Sullo sfondo della scena musicale di Austin si incrociano le vite di quattro personaggi: la giovane Faye, che vorrebbe diventare una cantante ma soprattutto gustare la vita al massimo; BV, un cantante di talento che ha una dolorosa eredità famigliare e cerca l’autenticità a ogni costo; Cook, il ricco produttore musicale che pensa di poter avere tutto senza ubbidire a nulla; Rhonda, una cameriera che diventerà sua moglie e sarà distrutta da quel rapporto…
È sempre difficile racchiudere in una semplice sinossi le architetture complesse e musicali (qui ancora più che altrove) dei film di Terrence Malick, qui alle prese con un “quadrangolo” amoroso aperto a ulteriori prolungamenti. Gli intrecci sentimentali dei personaggi sono, insieme alla musica stessa, il cuore di un racconto che resta, tuttavia, nella sua essenza, il pellegrinaggio di un’anima alla ricerca di se stessa e del suo compimento.
Un compimento che Faye cerca tra mille esperienze spesso estreme, sia musicali che sentimentali e sessuali, una sete di vita che spesso la porta a sbandare, commettere errori e tradimenti, seguire menzogne anche di fronte all’evidenza dell’amore vero, ma la cui meta ha un nome pronunciato chiaramente, perdono.
Tra riprese che danzano addosso agli attori con amorosa ossessione, monologhi sognanti, che oscillano tra lo sbocco logorroico e passionale e la meditazione filosofica, dialoghi ellittici che suggeriscono situazioni più che spiegarle chiaramente, Song to Song si avvicina paradossalmente più un moral play di stampo biblico che a un film vero e proprio.
La fragile Faye, assetata di vita e di successo, mentitrice eppure sincera, si trova irretita da Cook, una figura quasi satanica, che però non manca di un suo dramma interiore. Predica una libertà assoluta, ma sembra voler possedere le persone che tocca e si ritrova a invidiare profondamente la purezza del sentimento che nasce tra Faye e BV, cercando di rovinarla e poi a sua volta di imitarla irretendo la cameriera Rhonda, finendo per distruggerla, costringendola a esperienze sessuali forzate e umilianti. Il sesso, insieme alla musica (si tratti di quella classica – come di consueto per Malick – ma qui anche di una variegata e sterminata serie di brani che spaziano nei generi più diversi), diventa così una delle chiavi espressive dei personaggi e della loro personale parabola (Faye, tra le altre cose, ha anche una esperienza lesbica).
Tutti i personaggi hanno la stessa fortissima carica simbolica che tuttavia non li spoglia della loro particolare umanità anche grazie alla scelta di interpreti di peso anche per figure di sfondo (come Cate Blanchett, una donna che BV frequenta quando la sua storia con Faye va in crisi).
Il forte radicamento in un modo particolare, quello della scena musicale di Austin (non solo i festival e i palcoscenici, ma anche lo star system che ci gira attorno), che Malick conosce molto bene, impedisce alla vicenda di scadere in una metafora vaga.
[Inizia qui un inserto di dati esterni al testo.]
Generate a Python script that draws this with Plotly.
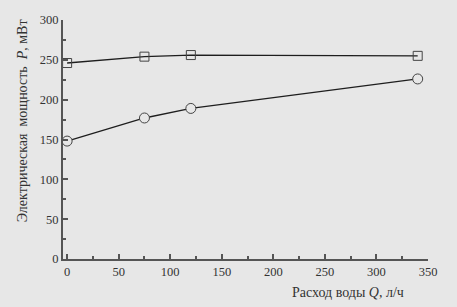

Alle vite dei protagonisti, infatti, si intrecciano la musica e i volti di tanti protagonisti della scena musicale americana, veri e propri comprimari o veloci apparizioni e solo i più ferrati conoscitori saranno capaci di ritrovare tutti i presenti. Tra tutti Patty Smith, cui è affidato il ruolo di mentore di Faye e che, semplicemente essendo se stessa, si pone come un luminoso punto di confronto per la ragazza confusa.
Lo stile del racconto resta arduo e poco immediato, e chiede allo spettatore la pazienza di lasciarsi raccontate i mille frammenti di un puzzle esistenziale. Pur avendo molti aspetti in comune con la precedente opera di Malick, Knight of Cups, riesce tuttavia a tenere maggiormente il filo della storia (anche se lo spettatore non si deve aspettare di ritrovarvi una trama nel tradizionale senso del termine), pur rimanendo lontano dai vertici della cinematografia di Malick come Tree of Life o La sottile linea rossa.